> **Given data**:
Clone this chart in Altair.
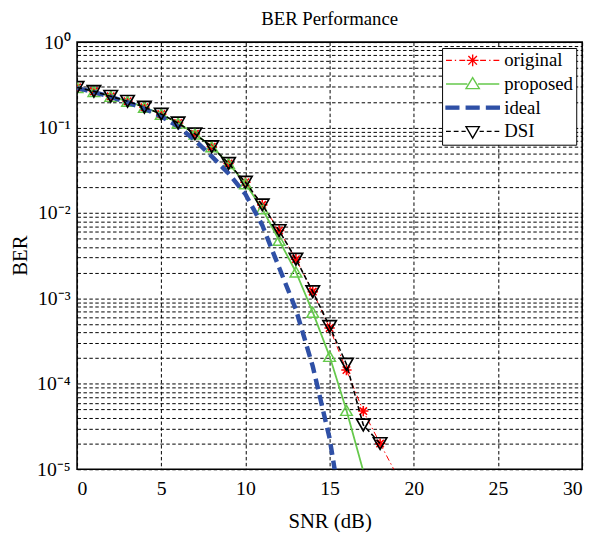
import altair as alt
import pandas as pd

# ---------------- data ----------------
series_names = ["original", "proposed", "ideal", "DSI"]

snr_original = list(range(0, 20))
ber_original = [0.295, 0.265, 0.232, 0.203, 0.173, 0.1436, 0.113, 0.0844, 0.0597, 0.038,
                0.0229, 0.01244, 0.00623, 0.00288, 0.0012, 0.00045, 0.000145, 4.8e-5, 2.0e-5, 8.5e-6]

snr_proposed = list(range(0, 18))
ber_proposed = [0.295, 0.265, 0.232, 0.203, 0.173, 0.1436, 0.113, 0.0844, 0.0597, 0.038,
                0.022, 0.0112, 0.0048, 0.00204, 0.00069, 0.00021, 4.9e-5, 9.5e-6]

snr_ideal = list(range(0, 17))
ber_ideal = [0.29, 0.26, 0.228, 0.197, 0.166, 0.135, 0.103, 0.071, 0.046, 0.029,
             0.0166, 0.0072, 0.0023, 0.00074, 0.00016, 2.3e-5, 1.4e-6]

snr_dsi = list(range(0, 19))
ber_dsi = [0.295, 0.265, 0.232, 0.203, 0.173, 0.1436, 0.113, 0.0844, 0.0597, 0.038,
           0.0229, 0.01244, 0.00623, 0.00288, 0.0012, 0.00047, 0.00017, 3.3e-5, 2.0e-5]

x_ticks = [0, 5, 10, 15, 20, 25, 30]
y_tick_labels = ["10\u2070", "10\u207b\u00b9", "10\u207b\u00b2", "10\u207b\u00b3", "10\u207b\u2074", "10\u207b\u2075"]
y_grid_values = [1.0] + [m * 10.0 ** (-k) for k in range(1, 6) for m in range(9, 0, -1)]

rows = []
for name, xs, ys in [("original", snr_original, ber_original),
                     ("proposed", snr_proposed, ber_proposed),
                     ("ideal", snr_ideal, ber_ideal),
                     ("DSI", snr_dsi, ber_dsi)]:
    for xv, yv in zip(xs, ys):
        rows.append({"series": name, "snr": xv, "ber": yv})
df = pd.DataFrame(rows)

# ---------------- styles ----------------
FONT = "Liberation Serif"
colors = {"original": "#ff0000", "proposed": "#66c94c", "ideal": "#2f50a6", "DSI": "#000000"}
line_style = {
    "original": dict(strokeWidth=1.0, strokeDash=[6, 3, 1.5, 3]),
    "proposed": dict(strokeWidth=1.8),
    "ideal": dict(strokeWidth=4.5, strokeDash=[11, 6]),
    "DSI": dict(strokeWidth=1.6, strokeDash=[5, 3]),
}
asterisk = "M-1,0L1,0M0,-1L0,1M-0.72,-0.72L0.72,0.72M-0.72,0.72L0.72,-0.72"
marker_style = {
    "original": dict(shape=asterisk, size=110, strokeWidth=1.6),
    "proposed": dict(shape="triangle-up", size=140, strokeWidth=1.5),
    "DSI": dict(shape="triangle-down", size=185, strokeWidth=1.7),
}

# legend symbol paths (line sample + marker), units of half symbol width
leg_original = ("M-1,0L-0.78,0M-0.67,0L-0.62,0M-0.5,0L-0.28,0"
                "M0.28,0L0.5,0M0.62,0L0.67,0M0.78,0L1,0"
                "M-0.22,0L0.22,0M0,-0.22L0,0.22M-0.16,-0.16L0.16,0.16M-0.16,0.16L0.16,-0.16")
leg_proposed = "M-1,0L-0.2,0M0.2,0L1,0M0,-0.24L0.25,0.17L-0.25,0.17Z"
leg_ideal = ("M-1,-0.055L-0.52,-0.055L-0.52,0.055L-1,0.055Z"
             "M-0.24,-0.055L0.24,-0.055L0.24,0.055L-0.24,0.055Z"
             "M0.52,-0.055L1,-0.055L1,0.055L0.52,0.055Z")
leg_dsi = ("M-1,0L-0.82,0M-0.71,0L-0.53,0M-0.42,0L-0.26,0"
           "M0.26,0L0.42,0M0.53,0L0.71,0M0.82,0L1,0"
           "M-0.25,-0.18L0.25,-0.18L0,0.25Z")

label_expr = ("abs(log(datum.value)/LN10 - round(log(datum.value)/LN10)) < 0.001 ? "
              "[" + ",".join("'" + s + "'" for s in y_tick_labels) + "][-round(log(datum.value)/LN10)] : ''")

x_enc = alt.X("snr:Q",
              scale=alt.Scale(domain=[0, 30], nice=False, zero=False),
              axis=alt.Axis(values=x_ticks, title="SNR (dB)", labelPadding=10,
                            titleY=53, titleBaseline="middle", format="d"))
y_enc = alt.Y("ber:Q",
              scale=alt.Scale(type="log", domain=[1e-5, 1], nice=False),
              axis=alt.Axis(values=y_grid_values, labelExpr=label_expr, title="BER",
                            labelPadding=7, labelOverlap=False, labelBound=False,
                            titleX=-57, titleY=216, titleBaseline="middle"))

base = alt.Chart(df)
layers = []
for name in series_names:
    layers.append(
        base.transform_filter(alt.datum.series == name)
        .mark_line(color=colors[name], clip=True, **line_style[name])
        .encode(x=x_enc, y=y_enc)
    )
    if name in marker_style:
        layers.append(
            base.transform_filter((alt.datum.series == name) & (alt.datum.ber >= 1e-5))
            .mark_point(color=colors[name], filled=False, opacity=1, clip=True, **marker_style[name])
            .encode(x=x_enc, y=y_enc)
        )

legend_layer = (
    base.transform_filter("false")
    .mark_point(filled=True, opacity=1)
    .encode(
        stroke=alt.Stroke("series:N",
                          scale=alt.Scale(domain=series_names, range=[colors[n] for n in series_names]),
                          legend=alt.Legend(title=None, orient="top-right", offset=6,
                                            padding=3, strokeColor="black", fillColor="white",
                                            cornerRadius=0, labelFont=FONT, labelFontSize=19,
                                            labelColor="black", symbolSize=2916,
                                            symbolStrokeWidth=1.4, clipHeight=19,
                                            rowPadding=4, labelOffset=4, symbolOffset=0)),
        fill=alt.Fill("series:N",
                      scale=alt.Scale(domain=series_names,
                                      range=["transparent", "transparent", colors["ideal"], "transparent"])),
        shape=alt.Shape("series:N",
                        scale=alt.Scale(domain=series_names,
                                        range=[leg_original, leg_proposed, leg_ideal, leg_dsi])),
    )
)
layers.append(legend_layer)

chart = (
    alt.layer(*layers)
    .properties(
        width=512, height=433,
        title=alt.TitleParams("BER Performance", font=FONT, fontSize=19, fontWeight="normal",
                              color="black", offset=3, anchor="middle", frame="group"),
        autosize=alt.AutoSizeParams(type="none"),
        padding={"left": 70, "top": 31, "right": 12, "bottom": 60},
    )
    .configure_view(stroke="black", strokeWidth=1.6)
    .configure_axis(
        grid=True, gridColor="black", gridDash=[3.5, 2.5], gridWidth=1, gridOpacity=1,
        ticks=False, domain=False,
        labelFont=FONT, labelFontSize=20, labelColor="black",
        titleFont=FONT, titleFontSize=21, titleFontWeight="normal", titleColor="black",
    )
)

chart.save("out.html", embed_options={"renderer": "svg", "actions": False})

> **Direction**: Retype everything in the material word for word, minus pictures.

> **In response**:
Clone this chart in Altair.
import altair as alt
import pandas as pd

# ---------------- data ----------------
series_names = ["original", "proposed", "ideal", "DSI"]

snr_original = list(range(0, 20))
ber_original = [0.295, 0.265, 0.232, 0.203, 0.173, 0.1436, 0.113, 0.0844, 0.0597, 0.038,
                0.0229, 0.01244, 0.00623, 0.00288, 0.0012, 0.00045, 0.000145, 4.8e-5, 2.0e-5, 8.5e-6]

snr_proposed = list(range(0, 18))
ber_proposed = [0.295, 0.265, 0.232, 0.203, 0.173, 0.1436, 0.113, 0.0844, 0.0597, 0.038,
                0.022, 0.0112, 0.0048, 0.00204, 0.00069, 0.00021, 4.9e-5, 9.5e-6]

snr_ideal = list(range(0, 17))
ber_ideal = [0.29, 0.26, 0.228, 0.197, 0.166, 0.135, 0.103, 0.071, 0.046, 0.029,
             0.0166, 0.0072, 0.0023, 0.00074, 0.00016, 2.3e-5, 1.4e-6]

snr_dsi = list(range(0, 19))
ber_dsi = [0.295, 0.265, 0.232, 0.203, 0.173, 0.1436, 0.113, 0.0844, 0.0597, 0.038,
           0.0229, 0.01244, 0.00623, 0.00288, 0.0012, 0.00047, 0.00017, 3.3e-5, 2.0e-5]

x_ticks = [0, 5, 10, 15, 20, 25, 30]
y_tick_labels = ["10\u2070", "10\u207b\u00b9", "10\u207b\u00b2", "10\u207b\u00b3", "10\u207b\u2074", "10\u207b\u2075"]
y_grid_values = [1.0] + [m * 10.0 ** (-k) for k in range(1, 6) for m in range(9, 0, -1)]

rows = []
for name, xs, ys in [("original", snr_original, ber_original),
                     ("proposed", snr_proposed, ber_proposed),
                     ("ideal", snr_ideal, ber_ideal),
                     ("DSI", snr_dsi, ber_dsi)]:
    for xv, yv in zip(xs, ys):
        rows.append({"series": name, "snr": xv, "ber": yv})
df = pd.DataFrame(rows)

# ---------------- styles ----------------
FONT = "Liberation Serif"
colors = {"original": "#ff0000", "proposed": "#66c94c", "ideal": "#2f50a6", "DSI": "#000000"}
line_style = {
    "original": dict(strokeWidth=1.0, strokeDash=[6, 3, 1.5, 3]),
    "proposed": dict(strokeWidth=1.8),
    "ideal": dict(strokeWidth=4.5, strokeDash=[11, 6]),
    "DSI": dict(strokeWidth=1.6, strokeDash=[5, 3]),
}
asterisk = "M-1,0L1,0M0,-1L0,1M-0.72,-0.72L0.72,0.72M-0.72,0.72L0.72,-0.72"
marker_style = {
    "original": dict(shape=asterisk, size=110, strokeWidth=1.6),
    "proposed": dict(shape="triangle-up", size=140, strokeWidth=1.5),
    "DSI": dict(shape="triangle-down", size=185, strokeWidth=1.7),
}

# legend symbol paths (line sample + marker), units of half symbol width
leg_original = ("M-1,0L-0.78,0M-0.67,0L-0.62,0M-0.5,0L-0.28,0"
                "M0.28,0L0.5,0M0.62,0L0.67,0M0.78,0L1,0"
                "M-0.22,0L0.22,0M0,-0.22L0,0.22M-0.16,-0.16L0.16,0.16M-0.16,0.16L0.16,-0.16")
leg_proposed = "M-1,0L-0.2,0M0.2,0L1,0M0,-0.24L0.25,0.17L-0.25,0.17Z"
leg_ideal = ("M-1,-0.055L-0.52,-0.055L-0.52,0.055L-1,0.055Z"
             "M-0.24,-0.055L0.24,-0.055L0.24,0.055L-0.24,0.055Z"
             "M0.52,-0.055L1,-0.055L1,0.055L0.52,0.055Z")
leg_dsi = ("M-1,0L-0.82,0M-0.71,0L-0.53,0M-0.42,0L-0.26,0"
           "M0.26,0L0.42,0M0.53,0L0.71,0M0.82,0L1,0"
           "M-0.25,-0.18L0.25,-0.18L0,0.25Z")

label_expr = ("abs(log(datum.value)/LN10 - round(log(datum.value)/LN10)) < 0.001 ? "
              "[" + ",".join("'" + s + "'" for s in y_tick_labels) + "][-round(log(datum.value)/LN10)] : ''")

x_enc = alt.X("snr:Q",
              scale=alt.Scale(domain=[0, 30], nice=False, zero=False),
              axis=alt.Axis(values=x_ticks, title="SNR (dB)", labelPadding=10,
                            titleY=53, titleBaseline="middle", format="d"))
y_enc = alt.Y("ber:Q",
              scale=alt.Scale(type="log", domain=[1e-5, 1], nice=False),
              axis=alt.Axis(values=y_grid_values, labelExpr=label_expr, title="BER",
                            labelPadding=7, labelOverlap=False, labelBound=False,
                            titleX=-57, titleY=216, titleBaseline="middle"))

base = alt.Chart(df)
layers = []
for name in series_names:
    layers.append(
        base.transform_filter(alt.datum.series == name)
        .mark_line(color=colors[name], clip=True, **line_style[name])
        .encode(x=x_enc, y=y_enc)
    )
    if name in marker_style:
        layers.append(
            base.transform_filter((alt.datum.series == name) & (alt.datum.ber >= 1e-5))
            .mark_point(color=colors[name], filled=False, opacity=1, clip=True, **marker_style[name])
            .encode(x=x_enc, y=y_enc)
        )

legend_layer = (
    base.transform_filter("false")
    .mark_point(filled=True, opacity=1)
    .encode(
        stroke=alt.Stroke("series:N",
                          scale=alt.Scale(domain=series_names, range=[colors[n] for n in series_names]),
                          legend=alt.Legend(title=None, orient="top-right", offset=6,
                                            padding=3, strokeColor="black", fillColor="white",
                                            cornerRadius=0, labelFont=FONT, labelFontSize=19,
                                            labelColor="black", symbolSize=2916,
                                            symbolStrokeWidth=1.4, clipHeight=19,
                                            rowPadding=4, labelOffset=4, symbolOffset=0)),
        fill=alt.Fill("series:N",
                      scale=alt.Scale(domain=series_names,
                                      range=["transparent", "transparent", colors["ideal"], "transparent"])),
        shape=alt.Shape("series:N",
                        scale=alt.Scale(domain=series_names,
                                        range=[leg_original, leg_proposed, leg_ideal, leg_dsi])),
    )
)
layers.append(legend_layer)

chart = (
    alt.layer(*layers)
    .properties(
        width=512, height=433,
        title=alt.TitleParams("BER Performance", font=FONT, fontSize=19, fontWeight="normal",
                              color="black", offset=3, anchor="middle", frame="group"),
        autosize=alt.AutoSizeParams(type="none"),
        padding={"left": 70, "top": 31, "right": 12, "bottom": 60},
    )
    .configure_view(stroke="black", strokeWidth=1.6)
    .configure_axis(
        grid=True, gridColor="black", gridDash=[3.5, 2.5], gridWidth=1, gridOpacity=1,
        ticks=False, domain=False,
        labelFont=FONT, labelFontSize=20, labelColor="black",
        titleFont=FONT, titleFontSize=21, titleFontWeight="normal", titleColor="black",
    )
)

chart.save("out.html", embed_options={"renderer": "svg", "actions": False})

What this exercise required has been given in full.